* [GIVEN REQUEST] Skip the pictures. Set down, word for word, the lines from the start of the material up to and including the line with "(isa) at (138.5,91)".

* [DATA SEGMENT]
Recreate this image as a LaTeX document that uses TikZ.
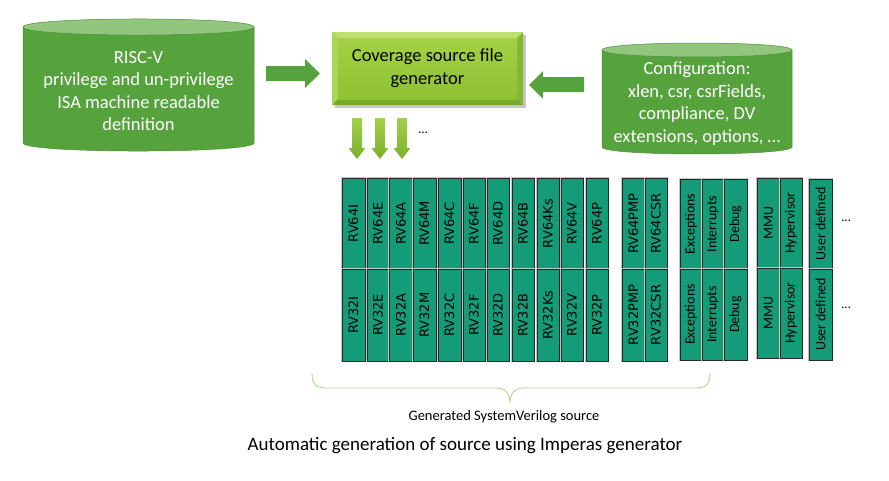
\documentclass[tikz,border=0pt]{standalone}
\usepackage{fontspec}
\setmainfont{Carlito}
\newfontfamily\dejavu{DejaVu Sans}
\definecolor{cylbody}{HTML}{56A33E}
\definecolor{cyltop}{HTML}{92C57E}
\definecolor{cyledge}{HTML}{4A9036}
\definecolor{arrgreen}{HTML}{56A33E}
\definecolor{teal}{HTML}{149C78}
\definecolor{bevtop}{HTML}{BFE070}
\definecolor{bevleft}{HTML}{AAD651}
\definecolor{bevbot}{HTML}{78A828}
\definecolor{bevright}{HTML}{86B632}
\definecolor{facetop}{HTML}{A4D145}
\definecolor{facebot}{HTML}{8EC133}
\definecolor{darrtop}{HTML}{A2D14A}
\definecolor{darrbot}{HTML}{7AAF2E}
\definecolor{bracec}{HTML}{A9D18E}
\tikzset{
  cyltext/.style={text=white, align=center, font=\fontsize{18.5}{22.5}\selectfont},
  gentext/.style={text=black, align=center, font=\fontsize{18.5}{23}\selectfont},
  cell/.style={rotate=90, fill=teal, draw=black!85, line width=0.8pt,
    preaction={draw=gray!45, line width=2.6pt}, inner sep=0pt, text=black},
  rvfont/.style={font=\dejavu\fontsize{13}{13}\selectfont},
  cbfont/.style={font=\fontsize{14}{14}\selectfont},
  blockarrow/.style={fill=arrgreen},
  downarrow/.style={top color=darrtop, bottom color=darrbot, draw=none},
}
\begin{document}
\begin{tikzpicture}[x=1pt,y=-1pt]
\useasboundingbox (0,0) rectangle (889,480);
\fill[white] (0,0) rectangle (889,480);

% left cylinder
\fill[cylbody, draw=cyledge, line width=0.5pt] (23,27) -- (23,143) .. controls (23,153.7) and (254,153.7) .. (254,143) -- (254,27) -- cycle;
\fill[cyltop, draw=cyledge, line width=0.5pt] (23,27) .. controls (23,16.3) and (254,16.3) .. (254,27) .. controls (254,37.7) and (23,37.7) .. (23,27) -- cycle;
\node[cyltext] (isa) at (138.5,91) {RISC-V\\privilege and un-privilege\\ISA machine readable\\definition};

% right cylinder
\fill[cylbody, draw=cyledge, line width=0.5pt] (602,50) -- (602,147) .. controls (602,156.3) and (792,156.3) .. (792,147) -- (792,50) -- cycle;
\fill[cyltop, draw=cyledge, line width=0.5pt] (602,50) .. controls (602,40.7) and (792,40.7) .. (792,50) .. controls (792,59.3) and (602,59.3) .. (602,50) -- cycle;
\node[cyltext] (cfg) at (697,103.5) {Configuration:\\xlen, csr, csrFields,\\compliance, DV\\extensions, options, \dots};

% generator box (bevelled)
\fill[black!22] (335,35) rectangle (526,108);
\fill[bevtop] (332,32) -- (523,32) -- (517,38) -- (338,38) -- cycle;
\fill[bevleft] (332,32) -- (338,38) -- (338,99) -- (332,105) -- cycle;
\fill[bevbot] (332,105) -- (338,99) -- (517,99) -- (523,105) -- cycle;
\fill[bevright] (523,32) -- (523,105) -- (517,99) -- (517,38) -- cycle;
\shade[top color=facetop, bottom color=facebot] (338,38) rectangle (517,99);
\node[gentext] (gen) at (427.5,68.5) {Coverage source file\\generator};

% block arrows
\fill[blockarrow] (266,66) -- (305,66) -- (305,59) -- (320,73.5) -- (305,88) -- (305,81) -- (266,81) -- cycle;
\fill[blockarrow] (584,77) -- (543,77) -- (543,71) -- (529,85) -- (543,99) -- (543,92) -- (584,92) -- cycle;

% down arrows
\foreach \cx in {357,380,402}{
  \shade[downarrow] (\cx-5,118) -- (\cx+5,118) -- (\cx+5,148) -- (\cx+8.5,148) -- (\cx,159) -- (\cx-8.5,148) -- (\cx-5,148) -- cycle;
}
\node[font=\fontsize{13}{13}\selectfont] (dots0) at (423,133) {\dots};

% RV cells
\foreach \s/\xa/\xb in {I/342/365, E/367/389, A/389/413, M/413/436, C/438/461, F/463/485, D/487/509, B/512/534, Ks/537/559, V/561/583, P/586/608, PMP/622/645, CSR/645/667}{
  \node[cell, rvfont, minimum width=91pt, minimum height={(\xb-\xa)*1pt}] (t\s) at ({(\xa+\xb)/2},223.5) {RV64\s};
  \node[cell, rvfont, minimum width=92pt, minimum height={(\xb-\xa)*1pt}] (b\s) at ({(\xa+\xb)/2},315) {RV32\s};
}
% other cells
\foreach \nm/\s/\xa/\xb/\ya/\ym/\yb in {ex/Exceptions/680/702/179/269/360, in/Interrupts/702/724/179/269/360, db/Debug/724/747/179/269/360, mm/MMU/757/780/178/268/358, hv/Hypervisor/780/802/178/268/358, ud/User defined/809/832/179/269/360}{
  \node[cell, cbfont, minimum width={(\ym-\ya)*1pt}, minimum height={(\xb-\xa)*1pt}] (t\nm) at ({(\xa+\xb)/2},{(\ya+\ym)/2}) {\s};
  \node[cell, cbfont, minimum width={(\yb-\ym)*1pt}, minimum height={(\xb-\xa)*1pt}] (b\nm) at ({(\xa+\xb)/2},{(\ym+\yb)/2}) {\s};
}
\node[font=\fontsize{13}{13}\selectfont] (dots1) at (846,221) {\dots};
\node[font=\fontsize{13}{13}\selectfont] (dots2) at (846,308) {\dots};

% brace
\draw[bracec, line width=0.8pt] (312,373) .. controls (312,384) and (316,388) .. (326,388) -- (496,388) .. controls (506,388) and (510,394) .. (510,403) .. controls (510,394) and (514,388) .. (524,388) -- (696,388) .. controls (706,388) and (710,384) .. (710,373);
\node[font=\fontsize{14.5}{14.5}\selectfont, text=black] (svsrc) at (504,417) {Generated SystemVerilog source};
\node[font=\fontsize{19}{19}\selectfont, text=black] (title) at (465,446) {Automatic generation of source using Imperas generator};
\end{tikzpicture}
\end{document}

* [EXERCISE RESULT]
Recreate this image as a LaTeX document that uses TikZ.
\documentclass[tikz,border=0pt]{standalone}
\usepackage{fontspec}
\setmainfont{Carlito}
\newfontfamily\dejavu{DejaVu Sans}
\definecolor{cylbody}{HTML}{56A33E}
\definecolor{cyltop}{HTML}{92C57E}
\definecolor{cyledge}{HTML}{4A9036}
\definecolor{arrgreen}{HTML}{56A33E}
\definecolor{teal}{HTML}{149C78}
\definecolor{bevtop}{HTML}{BFE070}
\definecolor{bevleft}{HTML}{AAD651}
\definecolor{bevbot}{HTML}{78A828}
\definecolor{bevright}{HTML}{86B632}
\definecolor{facetop}{HTML}{A4D145}
\definecolor{facebot}{HTML}{8EC133}
\definecolor{darrtop}{HTML}{A2D14A}
\definecolor{darrbot}{HTML}{7AAF2E}
\definecolor{bracec}{HTML}{A9D18E}
\tikzset{
  cyltext/.style={text=white, align=center, font=\fontsize{18.5}{22.5}\selectfont},
  gentext/.style={text=black, align=center, font=\fontsize{18.5}{23}\selectfont},
  cell/.style={rotate=90, fill=teal, draw=black!85, line width=0.8pt,
    preaction={draw=gray!45, line width=2.6pt}, inner sep=0pt, text=black},
  rvfont/.style={font=\dejavu\fontsize{13}{13}\selectfont},
  cbfont/.style={font=\fontsize{14}{14}\selectfont},
  blockarrow/.style={fill=arrgreen},
  downarrow/.style={top color=darrtop, bottom color=darrbot, draw=none},
}
\begin{document}
\begin{tikzpicture}[x=1pt,y=-1pt]
\useasboundingbox (0,0) rectangle (889,480);
\fill[white] (0,0) rectangle (889,480);

% left cylinder
\fill[cylbody, draw=cyledge, line width=0.5pt] (23,27) -- (23,143) .. controls (23,153.7) and (254,153.7) .. (254,143) -- (254,27) -- cycle;
\fill[cyltop, draw=cyledge, line width=0.5pt] (23,27) .. controls (23,16.3) and (254,16.3) .. (254,27) .. controls (254,37.7) and (23,37.7) .. (23,27) -- cycle;
\node[cyltext] (isa) at (138.5,91) {RISC-V\\privilege and un-privilege\\ISA machine readable\\definition};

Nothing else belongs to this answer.